Is this a process that you participate in?
Are you asked to evaluate your direct reports?
I am not an expert on the employee review process, and I understand that many people work very hard to make this process as valuable, fair, and productive as possible.
Over the years, however, my misgivings about the entire annual review process have increased.
(And to be very clear, I am talking about staff annual reviews here – not faculty – as the process is very different).
I wonder about the alignment of standard HR annual review processes with what we know about learning and performance.
I worry that annual reviews put too much emphasis on individual achievement, and not enough on team accomplishments.
I question the degree to which we over-emphasize our own achievements and under-emphasize the role that external forces (and chance) plays in successes and failures.
I am curious about the time-bias of the annual review, with too much of an emphasis on the past (especially the recent past), and not enough energy spent on looking forward.
I hope that every person who has ever given (or received) a performance review has read Carol Dweck’s writing on The Growth Mindset.
I’m sure that I’m not alone in these concerns. The annual review process is probably one of those endeavors where everyone thinks themselves an expert (like driving), and where each of us judges our own ability to create a superior system as above average.
So please take my suggestions with some healthy skepticism. I realize that I may not know what I’m talking about.
That said, how would I structure the annual performance review? (And how would you?)
I think that I’d emphasize 3 categories – elements of work that don’t normally (in my experience) make it into the annual review methodology:
I’d like to reward academic staff for their failures. Not enough failures would mean a worse annual review.
If we are not failing then we are not trying to do hard things. Why spend our days doing easy things? The hard things are the ones that matter.
The best way to judge performance may be the degree to which we make other people look good. The best employees are those that make everyone else around them better. The people who work to assist and support colleagues and stakeholders.
We all know people who we feel are those that really make the university run. They seldom get lots of attention, nor do they seek it. They should get the best performance reviews.
This approach would also favor a team-based review process. We know that the best performing teams are diverse teams. Teams with a range of skills, temperaments, and backgrounds. Shouldn’t our annual review process reflect this knowledge?
The final metric that I’d like to see emphasized in performance reviews is the degree to which a given employee succeeded in making his or her job irrelevant.
Can we all find a way to make our jobs disappear?

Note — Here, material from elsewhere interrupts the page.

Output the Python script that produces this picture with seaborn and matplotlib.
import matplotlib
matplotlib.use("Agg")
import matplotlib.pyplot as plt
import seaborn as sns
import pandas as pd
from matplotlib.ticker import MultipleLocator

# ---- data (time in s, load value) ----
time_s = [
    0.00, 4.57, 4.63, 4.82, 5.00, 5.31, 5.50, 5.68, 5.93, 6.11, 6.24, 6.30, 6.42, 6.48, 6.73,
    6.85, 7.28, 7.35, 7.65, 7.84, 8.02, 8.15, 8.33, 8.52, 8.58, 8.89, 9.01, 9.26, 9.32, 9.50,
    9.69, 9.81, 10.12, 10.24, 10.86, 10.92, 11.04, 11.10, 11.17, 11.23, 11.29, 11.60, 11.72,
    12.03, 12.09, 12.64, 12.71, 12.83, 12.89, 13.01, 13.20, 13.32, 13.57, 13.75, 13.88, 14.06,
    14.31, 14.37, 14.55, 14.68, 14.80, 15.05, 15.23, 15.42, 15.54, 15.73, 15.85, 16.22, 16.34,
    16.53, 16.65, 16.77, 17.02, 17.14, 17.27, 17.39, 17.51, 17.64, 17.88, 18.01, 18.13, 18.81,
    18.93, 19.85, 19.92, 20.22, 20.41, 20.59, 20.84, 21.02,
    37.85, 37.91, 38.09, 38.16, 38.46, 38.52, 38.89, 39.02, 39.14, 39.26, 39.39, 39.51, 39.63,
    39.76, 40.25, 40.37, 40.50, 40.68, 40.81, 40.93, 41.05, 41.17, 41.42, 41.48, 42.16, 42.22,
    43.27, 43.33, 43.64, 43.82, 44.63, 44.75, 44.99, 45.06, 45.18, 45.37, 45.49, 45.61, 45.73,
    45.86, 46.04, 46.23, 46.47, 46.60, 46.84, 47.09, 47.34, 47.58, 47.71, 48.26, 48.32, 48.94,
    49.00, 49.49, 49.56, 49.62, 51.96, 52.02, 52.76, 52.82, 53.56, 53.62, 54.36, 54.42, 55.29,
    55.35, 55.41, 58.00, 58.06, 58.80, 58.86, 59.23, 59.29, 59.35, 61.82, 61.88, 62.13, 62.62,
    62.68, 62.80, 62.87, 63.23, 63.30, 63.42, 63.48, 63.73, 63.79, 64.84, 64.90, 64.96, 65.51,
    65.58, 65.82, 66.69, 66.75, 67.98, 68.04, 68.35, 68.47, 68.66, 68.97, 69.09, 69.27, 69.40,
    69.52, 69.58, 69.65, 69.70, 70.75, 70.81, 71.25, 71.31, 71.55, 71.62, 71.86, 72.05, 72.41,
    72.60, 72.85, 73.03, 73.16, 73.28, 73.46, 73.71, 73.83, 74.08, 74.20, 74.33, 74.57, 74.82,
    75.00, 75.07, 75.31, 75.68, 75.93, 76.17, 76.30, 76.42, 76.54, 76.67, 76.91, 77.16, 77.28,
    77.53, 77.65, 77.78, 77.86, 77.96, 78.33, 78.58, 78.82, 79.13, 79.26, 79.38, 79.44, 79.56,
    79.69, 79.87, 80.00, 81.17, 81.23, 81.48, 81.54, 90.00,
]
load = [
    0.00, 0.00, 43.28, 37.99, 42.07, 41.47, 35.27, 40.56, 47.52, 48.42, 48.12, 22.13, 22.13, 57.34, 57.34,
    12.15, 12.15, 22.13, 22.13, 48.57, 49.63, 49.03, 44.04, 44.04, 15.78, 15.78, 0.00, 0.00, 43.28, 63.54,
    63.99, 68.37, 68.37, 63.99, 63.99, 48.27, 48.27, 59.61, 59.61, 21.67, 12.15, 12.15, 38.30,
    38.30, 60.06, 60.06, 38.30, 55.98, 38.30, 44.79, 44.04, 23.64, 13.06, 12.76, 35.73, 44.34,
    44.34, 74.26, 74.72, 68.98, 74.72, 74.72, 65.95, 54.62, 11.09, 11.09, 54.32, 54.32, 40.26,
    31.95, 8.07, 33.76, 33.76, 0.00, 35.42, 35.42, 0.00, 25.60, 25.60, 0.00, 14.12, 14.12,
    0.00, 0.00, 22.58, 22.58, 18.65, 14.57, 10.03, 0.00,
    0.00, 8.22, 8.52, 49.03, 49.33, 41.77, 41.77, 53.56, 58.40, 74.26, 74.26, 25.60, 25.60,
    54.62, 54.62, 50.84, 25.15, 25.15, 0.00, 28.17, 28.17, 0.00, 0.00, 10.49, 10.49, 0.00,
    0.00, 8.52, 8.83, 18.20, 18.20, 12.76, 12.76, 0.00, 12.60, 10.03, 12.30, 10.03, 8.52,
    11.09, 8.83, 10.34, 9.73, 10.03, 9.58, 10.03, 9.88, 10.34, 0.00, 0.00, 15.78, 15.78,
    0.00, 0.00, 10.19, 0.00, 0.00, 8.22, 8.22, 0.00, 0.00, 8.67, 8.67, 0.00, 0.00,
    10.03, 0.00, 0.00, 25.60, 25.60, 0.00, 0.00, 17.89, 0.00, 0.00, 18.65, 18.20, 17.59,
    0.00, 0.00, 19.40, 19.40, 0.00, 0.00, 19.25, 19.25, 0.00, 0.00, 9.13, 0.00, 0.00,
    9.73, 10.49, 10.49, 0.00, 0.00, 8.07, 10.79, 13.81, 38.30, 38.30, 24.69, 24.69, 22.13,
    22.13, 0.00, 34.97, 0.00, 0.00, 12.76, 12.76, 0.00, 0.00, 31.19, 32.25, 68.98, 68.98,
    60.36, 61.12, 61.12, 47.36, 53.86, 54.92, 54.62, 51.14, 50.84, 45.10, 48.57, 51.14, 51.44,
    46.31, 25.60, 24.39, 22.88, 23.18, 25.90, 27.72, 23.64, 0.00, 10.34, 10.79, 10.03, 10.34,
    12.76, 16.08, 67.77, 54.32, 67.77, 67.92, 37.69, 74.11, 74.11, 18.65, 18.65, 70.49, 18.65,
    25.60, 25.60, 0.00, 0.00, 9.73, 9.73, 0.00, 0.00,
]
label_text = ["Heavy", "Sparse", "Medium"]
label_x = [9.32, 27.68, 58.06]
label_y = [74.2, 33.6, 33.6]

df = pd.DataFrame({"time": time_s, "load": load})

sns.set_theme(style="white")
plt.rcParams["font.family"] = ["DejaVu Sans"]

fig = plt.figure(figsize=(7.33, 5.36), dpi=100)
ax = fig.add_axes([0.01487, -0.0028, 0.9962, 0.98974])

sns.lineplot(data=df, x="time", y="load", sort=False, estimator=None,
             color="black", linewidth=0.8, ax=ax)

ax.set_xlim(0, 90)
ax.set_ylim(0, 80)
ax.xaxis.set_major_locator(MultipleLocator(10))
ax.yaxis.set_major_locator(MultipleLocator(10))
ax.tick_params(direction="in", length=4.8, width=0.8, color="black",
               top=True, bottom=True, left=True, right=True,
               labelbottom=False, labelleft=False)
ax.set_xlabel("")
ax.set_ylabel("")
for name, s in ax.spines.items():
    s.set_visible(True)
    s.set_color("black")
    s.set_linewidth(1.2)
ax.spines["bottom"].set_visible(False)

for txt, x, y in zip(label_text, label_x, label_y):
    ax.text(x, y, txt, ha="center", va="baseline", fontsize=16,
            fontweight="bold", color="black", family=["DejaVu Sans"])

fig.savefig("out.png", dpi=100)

This does not mean that the work will stop. Only that maybe the work can be done in a more efficient way, with perhaps less people, freeing us up to move on to tackle other challenges.

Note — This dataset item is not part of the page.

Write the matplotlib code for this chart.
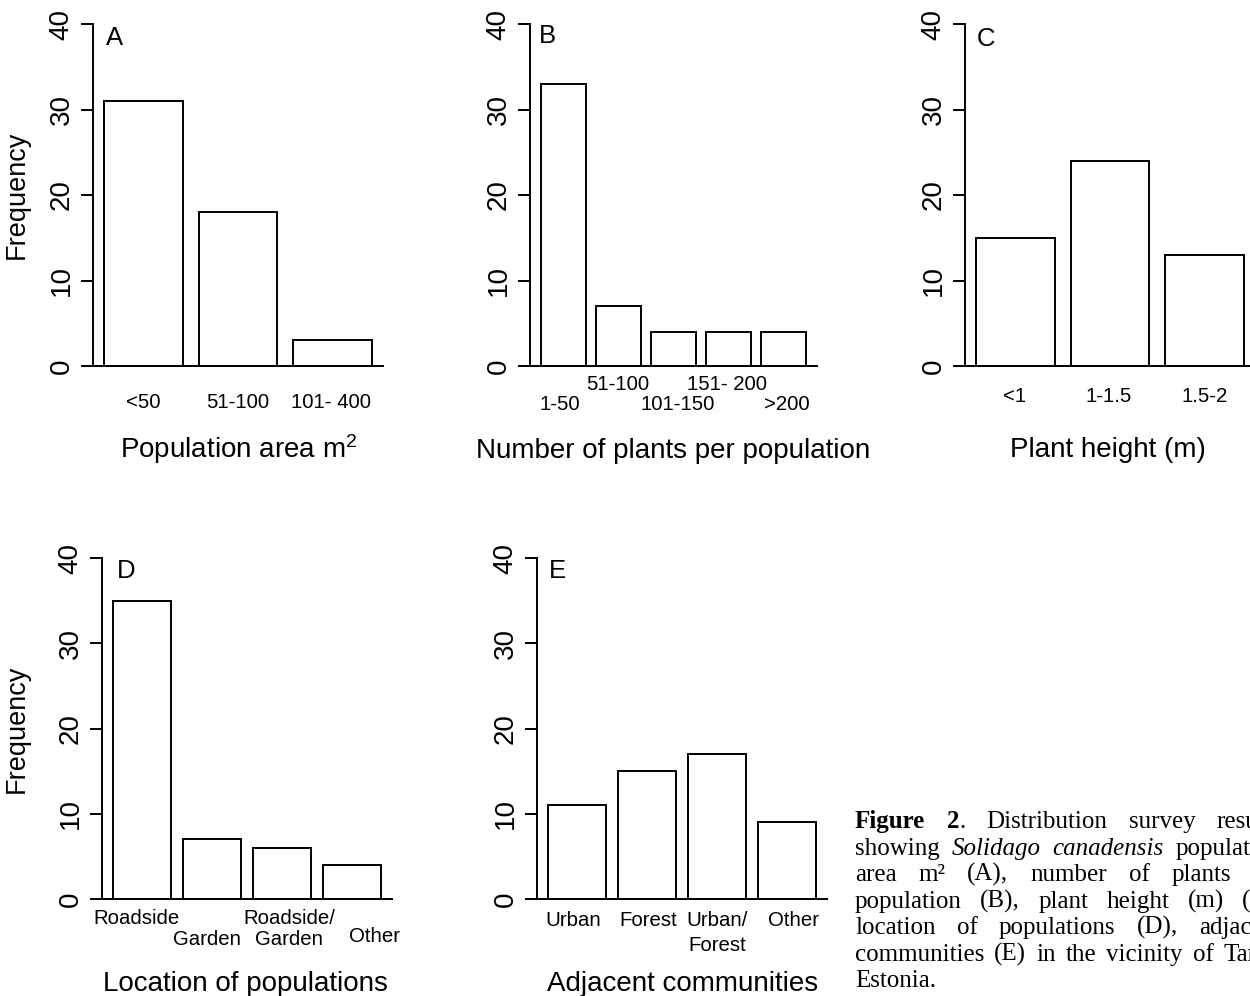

This approach, of course, cannot work for every job and for every person. I’m mostly thinking of middle management.
This approach also must be coupled with a strong degree of confidence that making a particular job irrelevant will not mean that we no longer have a job. We need to be confident that we will continue to be employed, even rewarded, if we downsize our current role and move on to taking on other types of work.
That sort of social contract between employer and employee is probably fraying as quickly in academia as in every other industry.
But it is worth keeping in mind that if we wish our institutions to innovate then we will need to create optimum conditions in which employees can transition from old tasks to new tasks.